Biden also scored points in Beijing by rescinding Trump’s national security restrictions on TikTok and WeChat, and dropping a requirement that American universities publish their contractual arrangements with Chinese organisations such as the Confucius Institutes. All the same, most commentators aren’t expecting a sudden dismantling of Trump’s combative approach towards Beijing. Instead Biden is said to be taking his time over a reframing of relations, not least in trying to build a coalition with other nations on some of the key policy concerns.

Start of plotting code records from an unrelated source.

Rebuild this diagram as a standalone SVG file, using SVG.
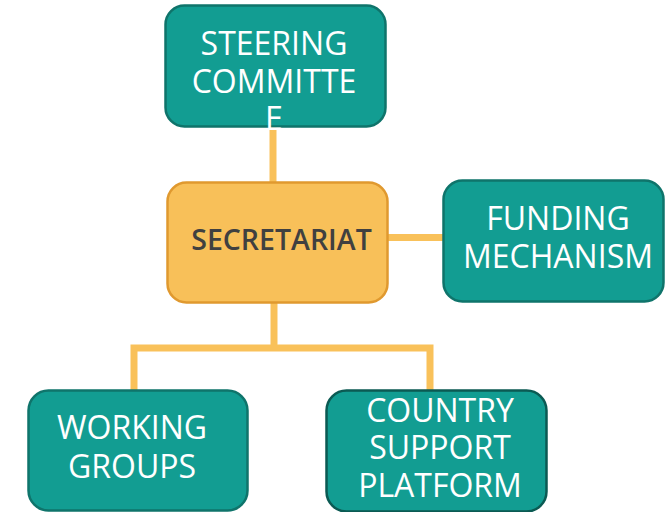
<svg xmlns="http://www.w3.org/2000/svg" width="672" height="512" viewBox="0 0 672 512">
<style>
.teal{fill:#129d92;stroke:#0f746b;stroke-width:2.5}
.dark{stroke:#0b5a53}
.sec{fill:#f8c059;stroke:#e0992f;stroke-width:2.5}
.t{font-family:"Open Sans","Noto Sans",sans-serif;font-size:32px;fill:#ffffff;text-anchor:middle}
.st{font-family:"Open Sans","Noto Sans",sans-serif;font-size:28.5px;font-weight:600;fill:#404040;text-anchor:middle}
.c{fill:none;stroke:#f9c15a;stroke-width:7}
</style>
<rect width="672" height="512" fill="#ffffff"/>
<g id="connectors">
<line class="c" x1="273" y1="127" x2="273" y2="183"/>
<line class="c" x1="387" y1="237.5" x2="444" y2="237.5"/>
<line class="c" x1="274" y1="302" x2="274" y2="348"/>
<polyline class="c" points="134,390 134,348 430,348 430,390"/>
</g>
<g id="steering">
<rect class="teal" x="165.5" y="5.5" width="220" height="121" rx="19"/>
</g>
<g id="secretariat">
<rect class="sec" x="167.5" y="182.5" width="220" height="120" rx="19"/>
<text class="st" x="281.5" y="250">SECRETARIAT</text>
</g>
<g id="funding">
<rect class="teal" x="443.5" y="180.5" width="220" height="121" rx="19"/>
<text class="t" x="558" y="230">FUNDING</text>
<text class="t" x="558" y="268">MECHANISM</text>
</g>
<g id="working">
<rect class="teal" x="28.5" y="390.5" width="219" height="120" rx="20"/>
<text class="t" x="132" y="439">WORKING</text>
<text class="t" x="132" y="478">GROUPS</text>
</g>
<g id="country">
<rect class="teal dark" x="326.5" y="390.5" width="220" height="121" rx="20"/>
<text class="t" x="440" y="422">COUNTRY</text>
<text class="t" x="440" y="459">SUPPORT</text>
<text class="t" x="440" y="497">PLATFORM</text>
</g>
<g id="steering-label">
<text class="t" x="274" y="55">STEERING</text>
<text class="t" x="274" y="93">COMMITTE</text>
<text class="t" x="274" y="130">E</text>
</g>
</svg>
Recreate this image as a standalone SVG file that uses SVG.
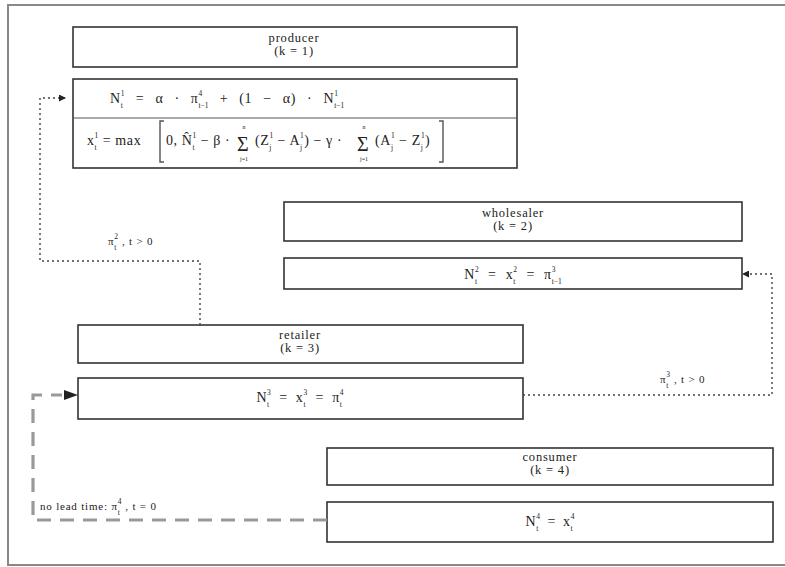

Another part of his strategy is to refocus on domestic priorities. A day after the conversation with Xi, Biden called for a major round of investment in American infrastructure and clean energy. “If we don’t get moving, they are going to eat our lunch,” he told a group of US senators of the challenge from China. “They’re investing billions of dollars dealing with a whole range of issues that relate to transportation, the environment and a whole range of other things. We just have to step up.”
Most analysts still expect him to step back from the most dramatic of Trump’s efforts to drive a wedge into trade and investment between the two countries (in what was often described as the early stages of an effort at ‘decoupling’ their economies). For instance, there have been reports that Biden is reviewing the ban on semiconductor supplies to Chinese firms because of a shortage of microchips, which has been disrupting car production around the world.
Instead, the new administration is going to adopt a “small yard, high fence” in its technology policy, Caixin reported this week, protecting the technologies that are key to American national interests rather than following Trump’s more scattergun approach.
“Washington might give a free pass to Chinese apps that let you chat to friends or scroll through cat videos. But companies with products related to critical tech infrastructure may get kicked into the wilderness,” the magazine predicts.
Another man hoping to speak to the new US president is Ren Zhengfei, the founder of Huawei, one of the key targets of Trump’s trade embargo. “I would welcome such phone calls – and the message is around joint development and shared success,” he urged this month.
Huawei’s tech suppliers in the US were informed that another round of export licences were being revoked only a few days before Trump left office. Many appealed against the decision, hoping that the incoming administration will take a different line. But Huawei’s hopes for an end to the ban were looking forlorn last month when Gina Raimondo – Biden’s nominee for Commerce Secretary – said she knew of “no reason” why it shouldn’t remain on the restricted list.